The Pulse

What India Gets Wrong About China

Recent Features

The Pulse

What India Gets Wrong About China

India’s misinformed attitudes about the 1962 Sino-Indian war have hampered India-China relations for decades.

What India Gets Wrong About China
Credit: Wikimedia Commons

This Tuesday, the Chinese Foreign Ministry announced that China’s Foreign Minister Wang Yi will visit India on June 8 on behalf of Chinese President Xi Jinping. This is yet another sign of a growing thaw in Sino-Indian relations after years of chilliness between the two countries.

The reason the Sino-Indian relationship was so frosty in the first place is largely the result of misconceptions on the part of both India’s elite policymakers and nationalists. To understand Indian attitudes towards China, it is important to go back to the 1962 Sino-Indian War, in which China decisively defeated India.

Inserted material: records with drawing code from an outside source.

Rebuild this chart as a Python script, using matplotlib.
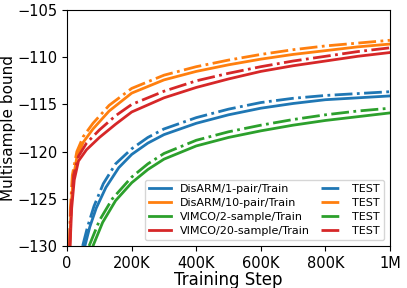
import matplotlib
matplotlib.use("Agg")
import matplotlib.pyplot as plt
import numpy as np

# x in thousands of steps
ot_x = [8, 12, 18, 30, 50, 80, 130, 200, 300, 400, 500, 600, 700, 800, 900, 1000]
ot_y = [-130, -126, -123, -120.6, -119.0, -117.6, -115.7, -113.8, -112.4, -111.5, -110.8, -110.2, -109.7, -109.3, -108.9, -108.6]
oe_x = [7, 10, 16, 30, 50, 80, 130, 200, 300, 400, 500, 600, 700, 800, 900, 1000]
oe_y = [-130, -126, -122.5, -120.0, -118.4, -117.0, -115.1, -113.3, -111.9, -111.0, -110.3, -109.7, -109.2, -108.8, -108.5, -108.2]
rt_x = [9, 14, 22, 35, 60, 100, 150, 200, 300, 400, 500, 600, 700, 800, 900, 1000]
rt_y = [-130, -126, -123, -121, -119.8, -118.5, -117.1, -115.8, -114.3, -113.2, -112.3, -111.5, -110.9, -110.4, -109.9, -109.5]
re_x = [8, 12, 20, 35, 60, 100, 150, 200, 300, 400, 500, 600, 700, 800, 900, 1000]
re_y = [-130, -126, -122.5, -120.5, -119.1, -117.7, -116.2, -115.0, -113.6, -112.5, -111.7, -111.0, -110.4, -109.9, -109.4, -109.0]
bt_x = [55, 70, 90, 120, 160, 200, 250, 300, 400, 500, 600, 700, 800, 900, 1000]
bt_y = [-130, -128.0, -126.0, -123.8, -121.7, -120.3, -119.1, -118.2, -117.0, -116.1, -115.4, -114.9, -114.5, -114.3, -114.1]
be_x = [48, 63, 83, 112, 150, 200, 250, 300, 400, 500, 600, 700, 800, 900, 1000]
be_y = [-130, -128.0, -125.8, -123.4, -121.3, -119.7, -118.5, -117.6, -116.4, -115.5, -114.8, -114.35, -114.05, -113.85, -113.65]
gt_x = [80, 110, 150, 200, 250, 300, 400, 500, 600, 700, 800, 900, 1000]
gt_y = [-130, -127.5, -125.2, -123.3, -121.9, -120.8, -119.4, -118.5, -117.8, -117.2, -116.7, -116.3, -115.9]
ge_x = [68, 100, 140, 200, 250, 300, 400, 500, 600, 700, 800, 900, 1000]
ge_y = [-130, -127.3, -125.0, -122.7, -121.3, -120.2, -118.8, -117.9, -117.2, -116.6, -116.1, -115.7, -115.4]

xticks = [0, 200, 400, 600, 800, 1000]
xtick_labels = ["0", "200K", "400K", "600K", "800K", "1M"]
yticks = [-130, -125, -120, -115, -110, -105]

blue, orange, green, red = "#1f77b4", "#ff7f0e", "#2ca02c", "#d62728"

fig = plt.figure(figsize=(4.07, 2.88), dpi=100)
ax = fig.add_axes([0.165, 0.146, 0.793, 0.819])

lw = 2.0
h1, = ax.plot(bt_x, bt_y, color=blue, lw=lw, label="DisARM/1-pair/Train")
h2, = ax.plot(ot_x, ot_y, color=orange, lw=lw, label="DisARM/10-pair/Train")
h3, = ax.plot(gt_x, gt_y, color=green, lw=lw, label="VIMCO/2-sample/Train")
h4, = ax.plot(rt_x, rt_y, color=red, lw=lw, label="VIMCO/20-sample/Train")
h5, = ax.plot(be_x, be_y, color=blue, lw=lw, ls="-.", label="TEST")
h6, = ax.plot(oe_x, oe_y, color=orange, lw=lw, ls="-.", label="TEST")
h7, = ax.plot(ge_x, ge_y, color=green, lw=lw, ls="-.", label="TEST")
h8, = ax.plot(re_x, re_y, color=red, lw=lw, ls="-.", label="TEST")

ax.set_xlim(0, 1000)
ax.set_ylim(-130, -105)
ax.set_xticks(xticks)
ax.set_xticklabels(xtick_labels)
ax.set_yticks(yticks)
ax.tick_params(labelsize=10.5)
ax.set_xlabel("Training Step", fontsize=12, labelpad=0)
ax.set_ylabel("Multisample bound", fontsize=11, labelpad=1)

ax.legend(handles=[h1, h2, h3, h4, h5, h6, h7, h8], ncol=2, loc="lower right",
          fontsize=8.0, handlelength=2.0, columnspacing=1.0, labelspacing=0.35,
          borderaxespad=0.5)

fig.savefig("out.png", dpi=100)
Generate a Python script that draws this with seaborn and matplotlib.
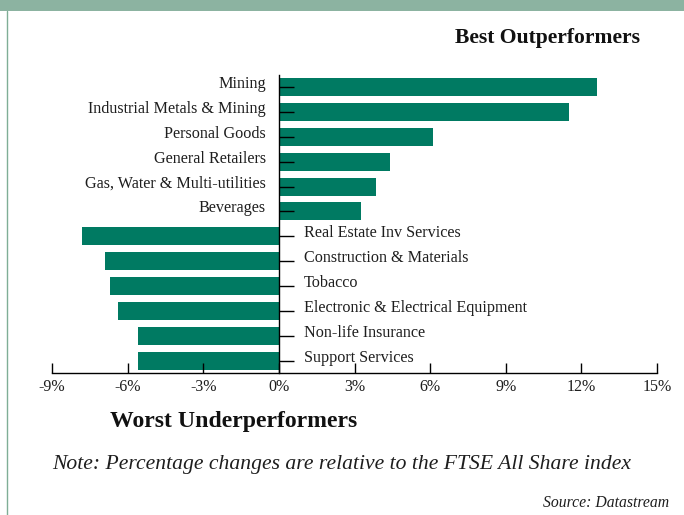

Prior to 1962, relations between China and India were fairly warm during the 1950s as a result of post-colonial bonhomie and Asian solidarity. India’s first Prime Minister Jawaharlal Nehru coined the now famous Hindi phrase Hindi-Chini bhai-bhai (Indians and Chinese are brothers) and envisioned a new socialistic Asia led by an India and China that had moved past great power politics.

However, the unresolved Sino-Indian border cast a shadow over relations between China and India. The Sino-Indian border was never clearly demarcated, although the British established certain lines that roughly defined the boundary. These lines however, were open to some degree of interpretation and placed territories claimed by one nation under the administration of the other. By the late 1950s, it became clear that China and India were locked in a dispute over two regions, Aksai Chin, along the western portion of their shared border and Arunachal Pradesh (South Tibet) along the eastern portion of their shared border. While India administered Arunachal Pradesh, then the Northeast Frontier Agency (NEFA), China administered Aksai Chin, through which ran the main western route between Xinjiang and Tibet. Thus Aksai Chin was of enormous strategic importance to the Chinese. Beijing needed the road link to bring troops into Tibet, which had recently come under the control of the People’s Republic of China.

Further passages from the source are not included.